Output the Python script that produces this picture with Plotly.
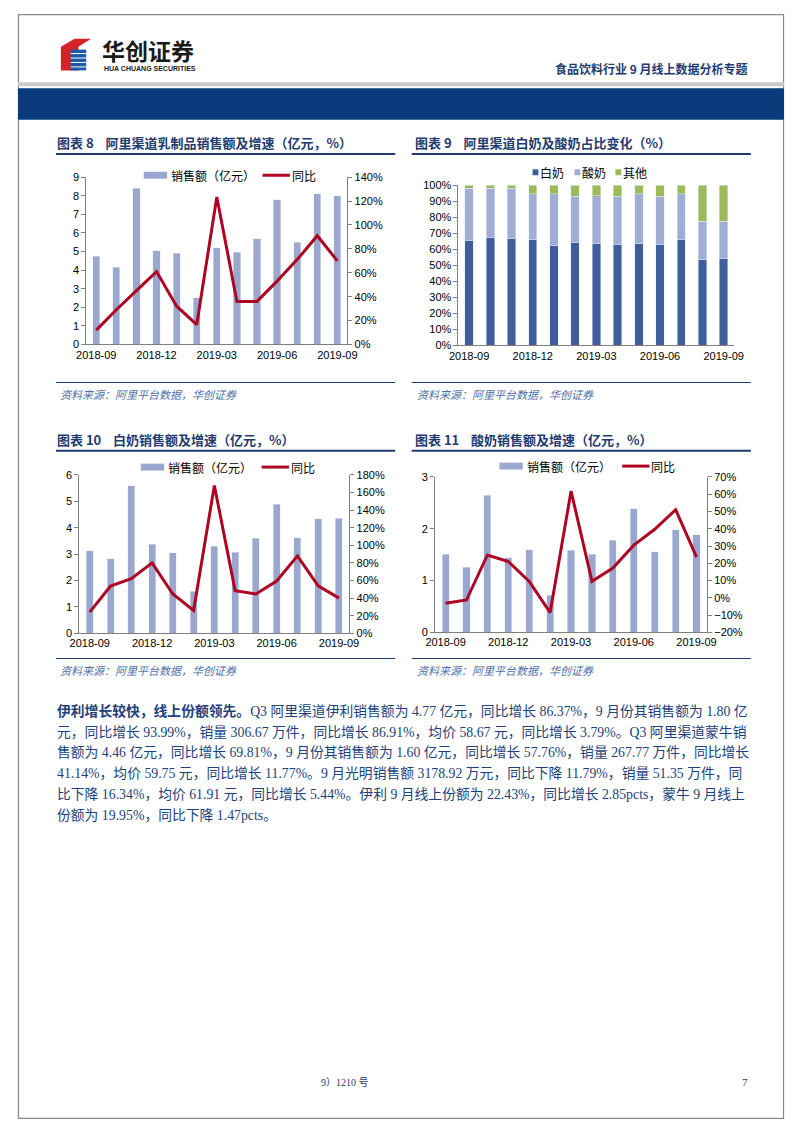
import plotly.graph_objects as go

# page is 802x1133; figure sits inside the default 8px body margin
OX, OY = 8, 8
W, H = 786, 1117

def px(x):
    return (x - OX) / W

def py(y):
    return 1 - (y - OY) / H

# ---------------- data ----------------
months = ["2018-09", "2018-10", "2018-11", "2018-12", "2019-01", "2019-02", "2019-03",
          "2019-04", "2019-05", "2019-06", "2019-07", "2019-08", "2019-09"]
tick_months = ["2018-09", "2018-12", "2019-03", "2019-06", "2019-09"]

# 图表8 乳制品
dairy_sales = [4.75, 4.15, 8.4, 5.05, 4.9, 2.5, 5.2, 4.95, 5.7, 7.8, 5.5, 8.1, 8.0]
dairy_yoy = [12, 29, 45, 61, 32, 16.5, 123.5, 36, 36, 53, 71, 91, 70]

# 图表9 占比
white_share = [65.5, 67.5, 66.8, 66.0, 62.3, 64.3, 63.3, 62.8, 63.3, 62.8, 66.2, 53.5, 54.3]
yogurt_share = [32.5, 30.5, 31.2, 28.5, 32.2, 28.7, 30.2, 30.2, 31.2, 30.2, 28.3, 24.0, 23.2]
other_share = [2.0, 2.0, 2.0, 5.5, 5.5, 7.0, 6.5, 7.0, 5.5, 7.0, 5.5, 22.5, 22.5]

# 图表10 白奶
white_sales = [3.12, 2.83, 5.6, 3.37, 3.06, 1.6, 3.3, 3.08, 3.6, 4.9, 3.62, 4.34, 4.36]
white_yoy = [24, 53.7, 62, 80, 44.7, 26, 168, 48.5, 44.7, 59.4, 88, 54, 40]

# 图表11 酸奶
yogurt_sales = [1.51, 1.26, 2.65, 1.44, 1.59, 0.72, 1.58, 1.51, 1.78, 2.39, 1.56, 1.98, 1.88]
yogurt_yoy = [-3.2, -1.3, 24.8, 21, 9.5, -8.6, 61.8, 9.5, 17.2, 30.5, 39.7, 51, 23.5]

# ---------------- styles ----------------
BAR_C = "#9AA8CF"
LINE_C = "#AE0522"
WHITE_C = "#3E5F9C"
YOG_C = "#A0AED5"
OTH_C = "#9BBB59"
NAVY = "#1F3B70"
TXT_BLUE = "#213F7A"
AX_C = "#7F7F7F"
CJK = "Noto Sans CJK SC"
LAT = "Arial, Liberation Sans, " + CJK
SERIF = "Liberation Serif, " + CJK
SP = "\u00a0"

fig = go.Figure()

# chart 1
fig.add_trace(go.Bar(x=months, y=dairy_sales, marker_color=BAR_C, width=0.36,
                     xaxis="x", yaxis="y", showlegend=False, name="销售额（亿元）"))
fig.add_trace(go.Scatter(x=months, y=dairy_yoy, mode="lines", line=dict(color=LINE_C, width=3),
                         xaxis="x", yaxis="y2", showlegend=False, name="同比"))
# chart 2
fig.add_trace(go.Bar(x=months, y=white_share, marker_color=WHITE_C, width=0.4,
                     xaxis="x2", yaxis="y3", showlegend=False, name="白奶"))
fig.add_trace(go.Bar(x=months, y=yogurt_share, marker_color=YOG_C, width=0.4,
                     xaxis="x2", yaxis="y3", showlegend=False, name="酸奶"))
fig.add_trace(go.Bar(x=months, y=other_share, marker_color=OTH_C, width=0.4,
                     xaxis="x2", yaxis="y3", showlegend=False, name="其他"))
# chart 3
fig.add_trace(go.Bar(x=months, y=white_sales, marker_color=BAR_C, width=0.34,
                     xaxis="x3", yaxis="y4", showlegend=False, name="销售额（亿元）"))
fig.add_trace(go.Scatter(x=months, y=white_yoy, mode="lines", line=dict(color=LINE_C, width=3),
                         xaxis="x3", yaxis="y5", showlegend=False, name="同比"))
# chart 4
fig.add_trace(go.Bar(x=months, y=yogurt_sales, marker_color=BAR_C, width=0.34,
                     xaxis="x4", yaxis="y6", showlegend=False, name="销售额（亿元）"))
fig.add_trace(go.Scatter(x=months, y=yogurt_yoy, mode="lines", line=dict(color=LINE_C, width=3),
                         xaxis="x4", yaxis="y7", showlegend=False, name="同比"))

tickfont = dict(family=LAT, size=11, color="#000000")

def xax(x0, x1, anchor):
    return dict(domain=[px(x0), px(x1)], anchor=anchor, type="category",
                categoryorder="array", categoryarray=months,
                range=[-0.5, 12.5], tickmode="array", tickvals=tick_months,
                ticktext=tick_months, showline=True, linecolor=AX_C, linewidth=1,
                ticks="", showgrid=False, zeroline=False, tickfont=tickfont, fixedrange=True)

def yax(y0, y1, anchor, rng, dtick, suffix=""):
    return dict(domain=[py(y1), py(y0)], anchor=anchor, range=rng, dtick=dtick,
                ticksuffix=suffix, showline=True, linecolor=AX_C, linewidth=1,
                ticks="outside", ticklen=4, tickcolor=AX_C, showgrid=False,
                zeroline=False, tickfont=tickfont, fixedrange=True)

def y2ax(over, anchor, rng, dtick):
    return dict(overlaying=over, anchor=anchor, side="right", range=rng, dtick=dtick,
                ticksuffix="%", showline=True, linecolor=AX_C, linewidth=1,
                ticks="outside", ticklen=4, tickcolor=AX_C, showgrid=False,
                zeroline=False, tickfont=tickfont, fixedrange=True)

fig.update_layout(
    width=W, height=H, margin=dict(l=0, r=0, t=0, b=0),
    paper_bgcolor="white", plot_bgcolor="rgba(0,0,0,0)",
    barmode="stack", bargap=0.6,
    xaxis=xax(78, 346, "y"),
    yaxis=yax(173, 342, "x", [0, 9], 1),
    yaxis2=y2ax("y", "x", [0, 140], 20),
    xaxis2=xax(460, 743, "y3"),
    yaxis3=yax(181, 343, "x2", [0, 100], 10, "%"),
    xaxis3=xax(71, 348, "y4"),
    yaxis4=yax(474, 634, "x3", [0, 6], 1),
    yaxis5=y2ax("y4", "x3", [0, 180], 20),
    xaxis4=xax(436, 715, "y6"),
    yaxis6=yax(476, 633, "x4", [0, 3], 1),
    yaxis7=y2ax("y6", "x4", [-20, 70], 10),
)

shapes = []
annos = []

def rect(x0, y0, x1, y1, color, line=None):
    shapes.append(dict(type="rect", xref="paper", yref="paper",
                       x0=px(x0), x1=px(x1), y0=py(y1), y1=py(y0),
                       fillcolor=color, line=dict(width=0) if line is None else line,
                       layer="above"))

def hline(x0, x1, y, color, width):
    shapes.append(dict(type="line", xref="paper", yref="paper",
                       x0=px(x0), x1=px(x1), y0=py(y), y1=py(y),
                       line=dict(color=color, width=width)))

def text(x, y, s, size=12, color="#000", family=CJK, xanchor="left", bold=False, italic=False,
         align="left", yanchor="middle"):
    if bold:
        s = "<b>" + s + "</b>"
    if italic:
        s = "<i>" + s + "</i>"
    annos.append(dict(xref="paper", yref="paper", x=px(x), y=py(y), text=s,
                      showarrow=False, xanchor=xanchor, yanchor=yanchor, align=align,
                      borderpad=0,
                      font=dict(size=size, color=color, family=family)))

# ---------------- page border & header ----------------
shapes.append(dict(type="rect", xref="paper", yref="paper", x0=0.0006, x1=0.9994,
                   y0=0.0005, y1=0.9995, line=dict(color="#8A8A8A", width=1.2),
                   fillcolor="rgba(0,0,0,0)"))
rect(OX, 77, 802 - OX, 81, "#C9C9C9")
rect(OX, 83, 802 - OX, 115, "#083A7C")

# logo
shapes.append(dict(type="path", xref="paper", yref="paper",
                   path="M {} {} L {} {} L {} {} L {} {} L {} {} L {} {} Z".format(
                       px(52), py(41), px(66), py(33), px(83), py(33),
                       px(70), py(41), px(70), py(65), px(52), py(65)),
                   fillcolor="#D8222A", line=dict(width=0)))
shapes.append(dict(type="path", xref="paper", yref="paper",
                   path="M {} {} L {} {} L {} {} L {} {} Z".format(
                       px(62), py(44), px(78), py(44), px(78), py(65), px(62), py(65)),
                   fillcolor="#1E5AA8", line=dict(width=0)))
for k in range(4):
    hline(62, 78, 48 + k * 4.5, "white", 1)
text(93, 44, "华创证券", size=23, color="#1A1A1A", bold=True)
text(95, 59, "HUA CHUANG SECURITIES", size=7, color="#1A1A1A",
     family="Liberation Sans, Arial", bold=True, yanchor="top")
text(758, 63, "食品饮料行业 9 月线上数据分析专题", size=12, color=NAVY, xanchor="right", bold=True)

# ---------------- chart titles / sources ----------------
gap = SP * 4
text(47, 138, "图表 8" + gap + "阿里渠道乳制品销售额及增速（亿元，%）", size=13, color=NAVY, bold=True)
hline(47, 395, 149.5, NAVY, 2)
text(414, 138, "图表 9" + gap + "阿里渠道白奶及酸奶占比变化（%）", size=13, color=NAVY, bold=True)
hline(412, 760, 149.5, NAVY, 2)

hline(47, 395, 380.5, NAVY, 1.2)
hline(412, 760, 380.5, NAVY, 1.2)
text(50, 392, "资料来源：阿里平台数据，华创证券", size=11, color="#4D6FA8", italic=True)
text(416, 392, "资料来源：阿里平台数据，华创证券", size=11, color="#4D6FA8", italic=True)

text(47, 438, "图表 10" + gap + "白奶销售额及增速（亿元，%）", size=13, color=NAVY, bold=True)
hline(47, 395, 449.5, NAVY, 2)
text(414, 438, "图表 11" + gap + "酸奶销售额及增速（亿元，%）", size=13, color=NAVY, bold=True)
hline(412, 760, 449.5, NAVY, 2)

hline(47, 395, 659.5, NAVY, 1.2)
hline(412, 760, 659.5, NAVY, 1.2)
text(50, 671, "资料来源：阿里平台数据，华创证券", size=11, color="#4D6FA8", italic=True)
text(416, 671, "资料来源：阿里平台数据，华创证券", size=11, color="#4D6FA8", italic=True)

# ---------------- legends ----------------
def bar_line_legend(xb, xl, y):
    rect(xb, y - 3.5, xb + 24, y + 3.5, BAR_C)
    text(xb + 27, y, "销售额（亿元）", size=12)
    hline(xl, xl + 28, y, LINE_C, 3)
    text(xl + 29, y, "同比", size=12)

bar_line_legend(137, 259, 171)
bar_line_legend(134, 258, 466)
bar_line_legend(502, 628, 465)

for xs, lab, col in [(536, "白奶", WHITE_C), (579, "酸奶", YOG_C), (621, "其他", OTH_C)]:
    rect(xs, 165, xs + 6, 171, col)
    text(xs + 7, 168, lab, size=12)

# ---------------- body text ----------------
body_lines = [
    "<b>伊利增长较快，线上份额领先。</b>Q3 阿里渠道伊利销售额为 4.77 亿元，同比增长 86.37%，9 月份其销售额为 1.80 亿",
    "元，同比增长 93.99%，销量 306.67 万件，同比增长 86.91%，均价 58.67 元，同比增长 3.79%。Q3 阿里渠道蒙牛销",
    "售额为 4.46 亿元，同比增长 69.81%，9 月份其销售额为 1.60 亿元，同比增长 57.76%，销量 267.77 万件，同比增长",
    "41.14%，均价 59.75 元，同比增长 11.77%。9 月光明销售额 3178.92 万元，同比下降 11.79%，销量 51.35 万件，同",
    "比下降 16.34%，均价 61.91 元，同比增长 5.44%。伊利 9 月线上份额为 22.43%，同比增长 2.85pcts，蒙牛 9 月线上",
    "份额为 19.95%，同比下降 1.47pcts。",
]
body_y = [713, 734, 755, 776, 797, 818]
for s, y in zip(body_lines, body_y):
    text(47, y, s, size=13.8, color=TXT_BLUE, family=SERIF)

# footer
text(318, 1088, "9）1210 号", size=10, color=NAVY, family=SERIF)
text(758, 1088, "7", size=11, color=NAVY, family=SERIF, xanchor="right")

fig.update_layout(shapes=shapes, annotations=annos)
fig.write_html("out.html", config={"displayModeBar": False})
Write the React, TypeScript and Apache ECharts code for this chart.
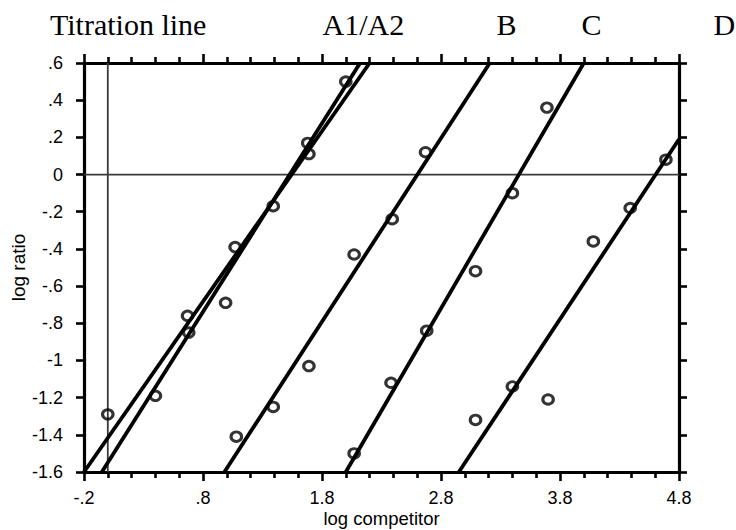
import React, { useEffect, useRef } from "react";
import * as echarts from "echarts";

// ---- data ----
const X_MIN = -0.2;
const X_MAX = 4.8;
const Y_MIN = -1.6;
const Y_MAX = 0.6;
const Y_STEP = 0.2;
const X_STEP = 1;

const topLabels = ["Titration line", "A1/A2", "B", "C", "D"];
const xAxisName = "log competitor";
const yAxisName = "log ratio";

// scatter points per group [log competitor, log ratio]
const pointsA: [number, number][] = [
  [0.0, -1.29], [0.40, -1.19], [0.67, -0.76], [0.68, -0.85], [0.99, -0.69],
  [1.07, -0.39], [1.39, -0.17], [1.68, 0.17], [1.69, 0.11], [2.0, 0.50],
];
const pointsB: [number, number][] = [
  [1.08, -1.41], [1.39, -1.25], [1.69, -1.03], [2.07, -0.43], [2.39, -0.24], [2.67, 0.12],
];
const pointsC: [number, number][] = [
  [2.07, -1.50], [2.38, -1.12], [2.68, -0.84], [3.09, -0.52], [3.40, -0.10], [3.69, 0.36],
];
const pointsD: [number, number][] = [
  [3.09, -1.32], [3.40, -1.14], [3.70, -1.21], [4.08, -0.36], [4.39, -0.18], [4.69, 0.08],
];

// fitted lines: endpoints
const lineA1: [number, number][] = [[-0.2, -1.6], [2.20, 0.6]];
const lineA2: [number, number][] = [[-0.05, -1.6], [2.12, 0.6]];
const lineB: [number, number][] = [[0.98, -1.6], [3.21, 0.6]];
const lineC: [number, number][] = [[2.0, -1.6], [4.0, 0.6]];
const lineD: [number, number][] = [[2.95, -1.6], [4.8, 0.19]];

// reference lines
const zeroH: [number, number][] = [[X_MIN, 0], [X_MAX, 0]];
const zeroV: [number, number][] = [[0, Y_MIN], [0, Y_MAX]];

const fmt = (v: number) => {
  const r = Math.round(v * 10) / 10;
  if (Math.abs(r) < 1e-9) return "0";
  return String(r).replace(/^(-?)0\./, "$1.");
};

const SANS = "'Liberation Sans', Arial, Helvetica, sans-serif";
const SERIF = "'Liberation Serif', 'Times New Roman', serif";

export default function App() {
  const ref = useRef<HTMLDivElement>(null);

  useEffect(() => {
    if (!ref.current) return;
    const chart = echarts.init(ref.current, undefined, { renderer: "svg" });

    const axisLine = { show: true, onZero: false, lineStyle: { color: "#000", width: 3.2 } };
    const tickStyle = { color: "#000", width: 2.6 };

    const displayX = (position: "bottom" | "top", labels: boolean) => ({
      type: "value",
      position,
      min: 0,
      max: X_MAX - X_MIN,
      interval: X_STEP,
      axisLine,
      axisTick: { show: true, inside: false, length: 9, lineStyle: tickStyle },
      minorTick: { show: true, splitNumber: 5, length: 6, lineStyle: tickStyle },
      splitLine: { show: false },
      minorSplitLine: { show: false },
      axisLabel: {
        show: labels,
        margin: 17,
        color: "#000",
        fontSize: 18,
        fontFamily: SANS,
        formatter: (v: number) => fmt(v + X_MIN),
      },
      ...(labels
        ? {
            name: xAxisName,
            nameLocation: "middle",
            nameGap: 36,
            nameMoveOverlap: false,
            nameTextStyle: { color: "#000", fontSize: 18.5, fontFamily: SANS, lineHeight: 20 },
          }
        : {}),
    });

    const yAxisDef = (position: "left" | "right", labels: boolean) => ({
      type: "value",
      position,
      min: Y_MIN,
      max: Y_MAX,
      interval: Y_STEP,
      axisLine,
      axisTick: { show: true, inside: false, length: 8, lineStyle: tickStyle },
      splitLine: { show: false },
      axisLabel: {
        show: labels,
        margin: 21,
        color: "#000",
        fontSize: 18,
        fontFamily: SANS,
        formatter: (v: number) => fmt(v),
      },
      ...(labels
        ? {
            name: yAxisName,
            nameLocation: "middle",
            nameGap: 56,
            nameMoveOverlap: false,
            nameTextStyle: { color: "#000", fontSize: 19, fontFamily: SANS },
          }
        : {}),
    });

    const fitLine = (data: [number, number][]) => ({
      type: "line",
      xAxisIndex: 0,
      yAxisIndex: 0,
      data,
      symbol: "none",
      silent: true,
      z: 3,
      lineStyle: { color: "#000", width: 3.8 },
    });

    const refLine = (data: [number, number][]) => ({
      type: "line",
      xAxisIndex: 0,
      yAxisIndex: 0,
      data,
      symbol: "none",
      silent: true,
      z: 2,
      lineStyle: { color: "#3a3a3a", width: 1.8 },
    });

    const scatter = (data: [number, number][]) => ({
      type: "scatter",
      xAxisIndex: 0,
      yAxisIndex: 0,
      data,
      symbol: "circle",
      symbolSize: [10.5, 9.5],
      silent: true,
      z: 4,
      itemStyle: { color: "rgba(0,0,0,0)", borderColor: "#000", borderWidth: 3 },
    });

    const labelX = [50, 322.5, 496.5, 581.5, 713.5];

    chart.setOption({
      animation: false,
      backgroundColor: "#fff",
      grid: {
        left: 84,
        top: 63,
        width: 595,
        height: 409,
        containLabel: false,
        outerBoundsMode: "none",
      },
      xAxis: [
        { type: "value", min: X_MIN, max: X_MAX, show: false, position: "bottom" },
        displayX("bottom", true),
        displayX("top", false),
      ],
      yAxis: [yAxisDef("left", true), yAxisDef("right", false)],
      graphic: topLabels.map((t, i) => ({
        type: "text",
        left: labelX[i],
        top: 9,
        style: { text: t, font: `30px ${SERIF}`, fill: "#000" },
      })),
      series: [
        refLine(zeroH),
        refLine(zeroV),
        fitLine(lineA1),
        fitLine(lineA2),
        fitLine(lineB),
        fitLine(lineC),
        fitLine(lineD),
        scatter(pointsA),
        scatter(pointsB),
        scatter(pointsC),
        scatter(pointsD),
      ],
    });

    return () => chart.dispose();
  }, []);

  return (
    <div
      ref={ref}
      style={{ position: "fixed", left: 0, top: 0, width: 736, height: 530, background: "#fff" }}
    />
  );
}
***
| Requirements |
Going through the lines above one by one, tally those with the word "this" and give only the total.

| Task response |
2